You are right about the zoom in/dolly out effect. Hitchcock invented that for Vertigo. He said that once he was at a party and got too drunk and saw everything simultaneously going away from him while staying in the same place. So he wanted to create that effect for James Stewart's feeling when looking down from the heights of the window and tower. So an expensive system was created to dolly in while using a zoom lens to go from telephoto to wide angle, matching the edges of the frame. It creates essentially a changing of perspective from everything close together to everything far apart.
It is instructive to look at the useage of this technique. First, it was a specific invention by Hitchcock for his own film to create a visual analog of the psychological turmoil of his character.
Second it was a mere "shock" effect imitated by Spielberg in Jaws. It was not original of course, but at least Spielberg had a reason to use it. Nowadays, it is utterly meaningless, and used as a slick trick of cynical cinematographers who are bored. These same cinematographers are responsible for the destruction of film grammar and cinematic meaning in their constant changing of focal lenghts FOR NO REASON (remember that Robert Bresson shot entire films with one 50 mm lens) and useage of camera movement FOR NO REASON (thereby nullifying the meaning of cameera movement).
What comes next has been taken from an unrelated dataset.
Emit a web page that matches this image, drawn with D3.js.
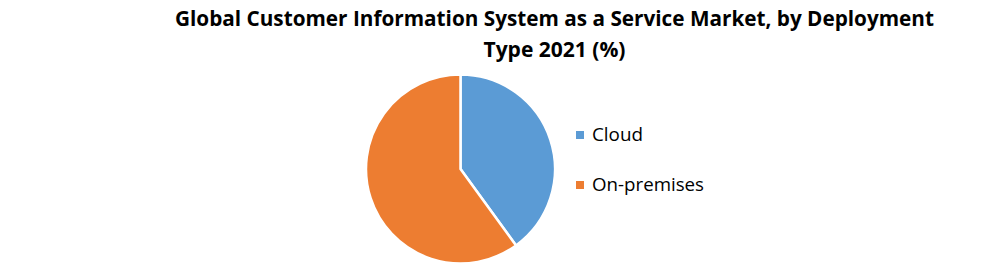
<!DOCTYPE html>
<html>
<head>
<meta charset="utf-8">
<script src="https://cdn.jsdelivr.net/npm/d3@7"></script>
<style>
  body { margin: 0; background: #fff; }
  text { font-family: "Open Sans", "Liberation Sans", sans-serif; fill: #000; }
</style>
</head>
<body>
<div id="chart"></div>
<script>
const width = 991;
const height = 268;

// datos
const titleLines = ["Global Customer Information System as a Service Market, by Deployment", "Type 2021 (%)"];
const categories = ["Cloud", "On-premises"];
const shares = [40, 60];
const colors = ["#5B9BD5", "#ED7D31"];

const svg = d3
  .select("div#chart")
  .append("svg")
  .attr("width", width)
  .attr("height", height);

// titulo
svg
  .append("g")
  .selectAll("text")
  .data(titleLines)
  .join("text")
  .attr("x", 554.5)
  .attr("y", (d, i) => 26 + i * 31)
  .attr("text-anchor", "middle")
  .attr("font-weight", "bold")
  .attr("font-size", 21)
  .attr("textLength", (d, i) => (i == 0 ? 759 : 142))
  .attr("lengthAdjust", "spacingAndGlyphs")
  .text((d) => d);

// pie
const radius = 94.5;
const pie = d3.pie().sort(null).value((d) => d);
const arc = d3.arc().innerRadius(0).outerRadius(radius);
const color = d3.scaleOrdinal().domain(categories).range(colors);

const pieGroup = svg
  .append("g")
  .attr("transform", `translate(460.5, 169)`);

pieGroup
  .selectAll("path")
  .data(pie(shares))
  .join("path")
  .attr("d", arc)
  .attr("fill", (d, i) => color(categories[i]))
  .attr("stroke", "#fff")
  .attr("stroke-width", 2.5)
  .attr("stroke-linejoin", "round");

// leyenda
const legend = svg
  .append("g")
  .selectAll("g")
  .data(categories)
  .join("g")
  .attr("transform", (d, i) => `translate(576, ${131 + i * 50})`);

legend
  .append("rect")
  .attr("width", 8)
  .attr("height", 8)
  .attr("fill", (d) => color(d));

legend
  .append("text")
  .attr("x", 16)
  .attr("y", 10)
  .attr("font-size", 18)
  .attr("textLength", (d) => (d == "Cloud" ? 51 : 112))
  .attr("lengthAdjust", "spacingAndGlyphs")
  .text((d) => d);
</script>
</body>
</html>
One odd thing I noticed and wondered about in going to an ANCIENT classic film, like for example, Dracula from the 30s with Lugosi, was that a slow-moving, slightly stilted motion picture from that time seemed more 3-dimensional and "real" than the latest films I had seen in the theater with all their use of every trick in the cinematography book learned in almost a century since. How could this be?
I realized it was because the old style films used a strict demarcation of a limited number of focal lengths for the lenses, not to mention a methodical approach to "covering" a scene based upon something which very closely resembles the way the human brain takes in a real scene. You are first aware of the overall place in which you are situated: the wide angle lens (35mm) and Establishing Shot. Next you are focusing upon the most generally significant events which tend to be an interaction between several people: the Normal Focus lens (50mm) which corresponds closely to the human eye's perspective. And finally, when something very special occupies your attention, your brain creates a Closeup (ca 100mm) which THROWS OTHER ELEMENTS OF THE SCENE OUT OF FOCUS and acts as "Big Brass" as I remember Hitchcock put it once.
The point of all this is there was a psychological point for each of the standard useages and conventions in cinematic treatment of a scene back in those days.
TODAY THERE IS NOTHING! There is no standard, no convention, no meaning except what is supplied by the individual. And woe to those who depend upon all the individuals now making films. And what is worse, film schools are churning out goofball directors whose sole purpose in existence is to prove how HOT they are by using 1) Maximum number of cuts in smallest possible amount of time and 2) Maximum number of cinematic techniques in the equivalent space. They have been instructed by their professors to watch every great film, and they are now determined to put every great film into each second of their own films.
It is a ludicrous and sorry spectacle of utter meaninglessness. AND THESE ARE THE ONES WITH AN EDUCATION!!!